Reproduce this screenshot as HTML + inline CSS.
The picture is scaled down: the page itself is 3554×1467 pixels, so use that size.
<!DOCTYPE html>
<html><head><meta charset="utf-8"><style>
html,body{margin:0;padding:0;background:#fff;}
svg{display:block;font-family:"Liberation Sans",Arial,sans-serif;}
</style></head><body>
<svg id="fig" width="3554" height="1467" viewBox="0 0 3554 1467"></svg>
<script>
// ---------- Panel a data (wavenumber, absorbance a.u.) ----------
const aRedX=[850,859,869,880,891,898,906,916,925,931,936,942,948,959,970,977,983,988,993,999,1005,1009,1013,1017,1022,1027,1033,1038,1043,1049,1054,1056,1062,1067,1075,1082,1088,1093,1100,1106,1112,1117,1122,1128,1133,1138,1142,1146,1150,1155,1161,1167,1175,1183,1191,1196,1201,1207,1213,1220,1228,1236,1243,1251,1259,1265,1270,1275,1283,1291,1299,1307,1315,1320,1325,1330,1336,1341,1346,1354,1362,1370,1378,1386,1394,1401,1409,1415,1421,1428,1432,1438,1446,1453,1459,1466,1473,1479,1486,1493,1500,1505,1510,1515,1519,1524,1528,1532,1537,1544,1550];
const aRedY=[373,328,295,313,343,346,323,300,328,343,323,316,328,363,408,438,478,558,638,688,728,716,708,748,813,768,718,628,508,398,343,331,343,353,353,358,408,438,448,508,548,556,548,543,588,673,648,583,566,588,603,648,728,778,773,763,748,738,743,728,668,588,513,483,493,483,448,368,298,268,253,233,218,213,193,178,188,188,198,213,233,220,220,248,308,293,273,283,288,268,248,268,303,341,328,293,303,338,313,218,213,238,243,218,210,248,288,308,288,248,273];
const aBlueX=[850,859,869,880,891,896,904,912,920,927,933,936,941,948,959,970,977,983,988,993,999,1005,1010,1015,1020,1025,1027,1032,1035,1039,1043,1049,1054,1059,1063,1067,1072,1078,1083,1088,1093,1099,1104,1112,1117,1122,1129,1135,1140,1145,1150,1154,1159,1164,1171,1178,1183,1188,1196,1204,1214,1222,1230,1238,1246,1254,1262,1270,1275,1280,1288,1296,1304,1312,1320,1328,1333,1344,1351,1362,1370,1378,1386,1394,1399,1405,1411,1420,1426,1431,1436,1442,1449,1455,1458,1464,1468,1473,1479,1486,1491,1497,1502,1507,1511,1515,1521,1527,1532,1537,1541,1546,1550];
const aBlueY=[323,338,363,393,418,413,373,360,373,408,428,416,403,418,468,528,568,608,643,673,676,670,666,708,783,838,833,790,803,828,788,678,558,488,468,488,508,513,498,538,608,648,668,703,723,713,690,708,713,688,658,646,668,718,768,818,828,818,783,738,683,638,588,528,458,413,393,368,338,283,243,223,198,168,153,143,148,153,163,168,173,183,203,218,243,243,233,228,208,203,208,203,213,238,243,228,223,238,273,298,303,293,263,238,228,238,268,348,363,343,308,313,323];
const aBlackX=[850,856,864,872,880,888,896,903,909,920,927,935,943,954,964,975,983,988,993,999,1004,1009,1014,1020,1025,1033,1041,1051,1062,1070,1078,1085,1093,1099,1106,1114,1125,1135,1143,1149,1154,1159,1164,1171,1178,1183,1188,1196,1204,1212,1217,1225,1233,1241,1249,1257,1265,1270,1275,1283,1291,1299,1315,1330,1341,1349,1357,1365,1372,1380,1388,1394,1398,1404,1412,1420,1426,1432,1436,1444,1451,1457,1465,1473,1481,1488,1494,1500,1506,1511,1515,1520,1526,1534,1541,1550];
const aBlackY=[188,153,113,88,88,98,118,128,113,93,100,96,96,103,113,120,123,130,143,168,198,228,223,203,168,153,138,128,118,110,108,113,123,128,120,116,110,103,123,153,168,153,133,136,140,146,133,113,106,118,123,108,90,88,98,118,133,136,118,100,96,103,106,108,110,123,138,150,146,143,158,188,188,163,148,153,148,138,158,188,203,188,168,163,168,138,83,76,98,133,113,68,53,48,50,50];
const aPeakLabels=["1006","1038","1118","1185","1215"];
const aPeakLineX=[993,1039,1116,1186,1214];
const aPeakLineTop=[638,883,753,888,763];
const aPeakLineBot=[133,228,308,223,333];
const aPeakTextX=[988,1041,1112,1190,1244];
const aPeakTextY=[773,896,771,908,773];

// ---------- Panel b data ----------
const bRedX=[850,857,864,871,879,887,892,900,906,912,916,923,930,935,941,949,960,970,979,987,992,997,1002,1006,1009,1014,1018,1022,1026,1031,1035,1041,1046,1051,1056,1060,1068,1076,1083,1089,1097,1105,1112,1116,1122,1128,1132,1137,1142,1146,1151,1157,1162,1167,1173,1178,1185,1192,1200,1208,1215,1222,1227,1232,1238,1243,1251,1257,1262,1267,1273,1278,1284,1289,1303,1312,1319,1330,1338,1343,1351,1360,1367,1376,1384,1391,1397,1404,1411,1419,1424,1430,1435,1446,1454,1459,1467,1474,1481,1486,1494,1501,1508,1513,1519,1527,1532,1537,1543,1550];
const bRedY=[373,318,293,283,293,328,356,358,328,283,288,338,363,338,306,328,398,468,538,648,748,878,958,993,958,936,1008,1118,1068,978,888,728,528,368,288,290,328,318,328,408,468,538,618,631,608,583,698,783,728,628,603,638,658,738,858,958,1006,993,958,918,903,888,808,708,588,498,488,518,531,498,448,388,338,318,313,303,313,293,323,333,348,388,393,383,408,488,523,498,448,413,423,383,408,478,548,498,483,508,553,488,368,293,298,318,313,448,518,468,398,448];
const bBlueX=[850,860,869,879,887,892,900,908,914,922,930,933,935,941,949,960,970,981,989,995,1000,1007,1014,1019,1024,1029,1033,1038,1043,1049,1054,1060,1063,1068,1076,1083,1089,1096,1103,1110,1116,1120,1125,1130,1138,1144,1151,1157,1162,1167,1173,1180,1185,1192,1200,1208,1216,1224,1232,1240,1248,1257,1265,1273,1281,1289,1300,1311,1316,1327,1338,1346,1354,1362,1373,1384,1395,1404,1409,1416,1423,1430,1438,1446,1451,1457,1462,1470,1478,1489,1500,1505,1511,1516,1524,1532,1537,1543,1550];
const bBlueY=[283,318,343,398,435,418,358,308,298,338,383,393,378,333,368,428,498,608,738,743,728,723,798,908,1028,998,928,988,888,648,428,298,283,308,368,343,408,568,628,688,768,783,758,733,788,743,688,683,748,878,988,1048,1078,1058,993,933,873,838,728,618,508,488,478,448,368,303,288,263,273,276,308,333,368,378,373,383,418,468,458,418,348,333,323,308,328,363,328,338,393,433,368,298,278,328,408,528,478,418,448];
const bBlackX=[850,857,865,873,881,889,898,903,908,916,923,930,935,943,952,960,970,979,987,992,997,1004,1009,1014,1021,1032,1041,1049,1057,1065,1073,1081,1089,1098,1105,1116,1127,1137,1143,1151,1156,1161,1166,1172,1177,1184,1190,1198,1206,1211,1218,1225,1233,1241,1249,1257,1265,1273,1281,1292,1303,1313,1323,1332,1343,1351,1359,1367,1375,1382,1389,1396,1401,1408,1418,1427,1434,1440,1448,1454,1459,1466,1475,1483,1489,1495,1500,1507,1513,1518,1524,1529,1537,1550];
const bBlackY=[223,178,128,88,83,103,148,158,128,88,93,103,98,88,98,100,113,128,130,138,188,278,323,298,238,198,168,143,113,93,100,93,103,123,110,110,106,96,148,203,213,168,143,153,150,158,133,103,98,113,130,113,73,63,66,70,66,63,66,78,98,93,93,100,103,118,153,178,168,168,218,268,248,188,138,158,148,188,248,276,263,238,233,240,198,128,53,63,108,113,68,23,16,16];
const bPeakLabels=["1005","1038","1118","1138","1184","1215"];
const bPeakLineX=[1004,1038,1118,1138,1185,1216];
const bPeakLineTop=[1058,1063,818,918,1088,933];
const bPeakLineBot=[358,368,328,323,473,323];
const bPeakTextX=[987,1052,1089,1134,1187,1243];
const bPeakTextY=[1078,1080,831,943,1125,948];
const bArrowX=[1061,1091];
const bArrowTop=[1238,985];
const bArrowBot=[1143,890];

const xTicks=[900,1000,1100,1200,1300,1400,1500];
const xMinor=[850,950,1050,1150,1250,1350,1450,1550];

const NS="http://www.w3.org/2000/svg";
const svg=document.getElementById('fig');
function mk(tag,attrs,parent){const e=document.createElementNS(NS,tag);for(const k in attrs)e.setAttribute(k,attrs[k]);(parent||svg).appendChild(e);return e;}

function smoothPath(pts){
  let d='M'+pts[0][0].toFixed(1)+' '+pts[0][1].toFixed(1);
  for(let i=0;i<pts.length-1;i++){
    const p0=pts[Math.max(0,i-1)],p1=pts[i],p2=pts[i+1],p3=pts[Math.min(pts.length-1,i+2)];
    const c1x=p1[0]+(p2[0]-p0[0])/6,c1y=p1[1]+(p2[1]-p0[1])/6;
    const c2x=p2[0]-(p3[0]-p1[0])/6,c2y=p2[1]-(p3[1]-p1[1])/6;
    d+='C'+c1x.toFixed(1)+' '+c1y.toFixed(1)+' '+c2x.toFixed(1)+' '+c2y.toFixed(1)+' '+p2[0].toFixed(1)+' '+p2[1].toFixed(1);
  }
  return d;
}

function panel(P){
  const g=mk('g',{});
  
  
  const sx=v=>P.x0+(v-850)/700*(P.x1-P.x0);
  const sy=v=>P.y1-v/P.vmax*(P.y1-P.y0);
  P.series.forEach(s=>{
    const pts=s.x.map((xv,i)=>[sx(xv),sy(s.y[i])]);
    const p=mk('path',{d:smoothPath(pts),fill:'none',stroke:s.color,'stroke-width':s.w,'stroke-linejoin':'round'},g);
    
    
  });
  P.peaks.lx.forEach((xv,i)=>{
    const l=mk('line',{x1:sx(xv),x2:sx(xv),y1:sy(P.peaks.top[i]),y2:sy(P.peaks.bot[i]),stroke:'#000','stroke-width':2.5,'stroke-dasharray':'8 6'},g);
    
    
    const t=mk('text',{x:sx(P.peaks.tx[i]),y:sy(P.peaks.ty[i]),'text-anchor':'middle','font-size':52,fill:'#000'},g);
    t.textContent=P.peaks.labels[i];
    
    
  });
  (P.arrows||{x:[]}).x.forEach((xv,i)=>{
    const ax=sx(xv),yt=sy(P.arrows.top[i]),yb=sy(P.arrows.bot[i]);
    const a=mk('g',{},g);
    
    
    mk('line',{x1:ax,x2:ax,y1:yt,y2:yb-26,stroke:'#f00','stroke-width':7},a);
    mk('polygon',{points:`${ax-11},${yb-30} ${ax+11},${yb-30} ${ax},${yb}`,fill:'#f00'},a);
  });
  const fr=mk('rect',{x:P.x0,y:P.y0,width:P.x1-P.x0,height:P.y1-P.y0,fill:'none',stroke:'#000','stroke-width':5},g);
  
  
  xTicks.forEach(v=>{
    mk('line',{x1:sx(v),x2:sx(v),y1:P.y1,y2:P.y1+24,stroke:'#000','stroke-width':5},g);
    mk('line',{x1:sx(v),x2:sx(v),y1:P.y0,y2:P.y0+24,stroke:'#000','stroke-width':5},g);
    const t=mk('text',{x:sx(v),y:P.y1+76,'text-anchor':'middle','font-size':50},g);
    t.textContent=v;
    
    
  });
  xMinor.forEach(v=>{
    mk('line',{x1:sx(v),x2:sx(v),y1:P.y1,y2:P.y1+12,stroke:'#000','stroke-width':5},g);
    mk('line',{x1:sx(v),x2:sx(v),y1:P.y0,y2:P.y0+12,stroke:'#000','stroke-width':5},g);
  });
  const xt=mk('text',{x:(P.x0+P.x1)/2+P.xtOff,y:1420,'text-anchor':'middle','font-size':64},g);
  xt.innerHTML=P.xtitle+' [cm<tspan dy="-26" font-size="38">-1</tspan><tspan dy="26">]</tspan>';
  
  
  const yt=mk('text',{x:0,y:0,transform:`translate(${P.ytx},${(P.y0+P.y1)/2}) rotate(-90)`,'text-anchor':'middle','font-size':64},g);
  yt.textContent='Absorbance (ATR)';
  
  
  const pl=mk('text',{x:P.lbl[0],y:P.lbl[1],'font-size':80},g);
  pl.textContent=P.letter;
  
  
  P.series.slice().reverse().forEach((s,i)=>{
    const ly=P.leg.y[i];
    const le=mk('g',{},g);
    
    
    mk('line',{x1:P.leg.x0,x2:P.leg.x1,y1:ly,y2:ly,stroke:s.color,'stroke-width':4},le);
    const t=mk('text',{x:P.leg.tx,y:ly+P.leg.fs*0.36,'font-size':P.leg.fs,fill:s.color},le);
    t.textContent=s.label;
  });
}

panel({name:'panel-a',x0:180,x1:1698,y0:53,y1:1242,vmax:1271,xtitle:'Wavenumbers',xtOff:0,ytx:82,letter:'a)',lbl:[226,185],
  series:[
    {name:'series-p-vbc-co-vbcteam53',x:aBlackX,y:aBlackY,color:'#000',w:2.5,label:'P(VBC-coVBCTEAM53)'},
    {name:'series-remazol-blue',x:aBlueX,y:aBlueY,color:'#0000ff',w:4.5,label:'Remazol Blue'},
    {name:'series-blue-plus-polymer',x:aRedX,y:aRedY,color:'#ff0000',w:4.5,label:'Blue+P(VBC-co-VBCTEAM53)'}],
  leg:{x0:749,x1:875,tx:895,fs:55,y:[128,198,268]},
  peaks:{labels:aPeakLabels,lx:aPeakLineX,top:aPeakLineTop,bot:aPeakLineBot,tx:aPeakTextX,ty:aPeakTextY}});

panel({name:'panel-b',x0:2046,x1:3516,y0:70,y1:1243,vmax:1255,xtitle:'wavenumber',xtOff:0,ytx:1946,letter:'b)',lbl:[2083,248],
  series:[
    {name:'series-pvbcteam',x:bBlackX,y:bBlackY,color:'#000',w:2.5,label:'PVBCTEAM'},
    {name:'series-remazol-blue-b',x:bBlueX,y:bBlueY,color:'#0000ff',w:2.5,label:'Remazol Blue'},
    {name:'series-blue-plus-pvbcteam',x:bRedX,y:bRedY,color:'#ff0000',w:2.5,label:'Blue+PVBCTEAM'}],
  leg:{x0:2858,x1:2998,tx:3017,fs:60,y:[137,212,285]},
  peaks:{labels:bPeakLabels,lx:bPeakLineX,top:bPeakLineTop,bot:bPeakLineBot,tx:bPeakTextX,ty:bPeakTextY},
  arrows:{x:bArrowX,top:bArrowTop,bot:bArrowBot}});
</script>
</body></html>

Task instructions>
From the data, pick out every line that includes "size".

Exercise answer>
The picture is scaled down: the page itself is 3554×1467 pixels, so use that size.
    const t=mk('text',{x:sx(P.peaks.tx[i]),y:sy(P.peaks.ty[i]),'text-anchor':'middle','font-size':52,fill:'#000'},g);
    const t=mk('text',{x:sx(v),y:P.y1+76,'text-anchor':'middle','font-size':50},g);
  const xt=mk('text',{x:(P.x0+P.x1)/2+P.xtOff,y:1420,'text-anchor':'middle','font-size':64},g);
  xt.innerHTML=P.xtitle+' [cm<tspan dy="-26" font-size="38">-1</tspan><tspan dy="26">]</tspan>';
  const yt=mk('text',{x:0,y:0,transform:`translate(${P.ytx},${(P.y0+P.y1)/2}) rotate(-90)`,'text-anchor':'middle','font-size':64},g);
  const pl=mk('text',{x:P.lbl[0],y:P.lbl[1],'font-size':80},g);
    const t=mk('text',{x:P.leg.tx,y:ly+P.leg.fs*0.36,'font-size':P.leg.fs,fill:s.color},le);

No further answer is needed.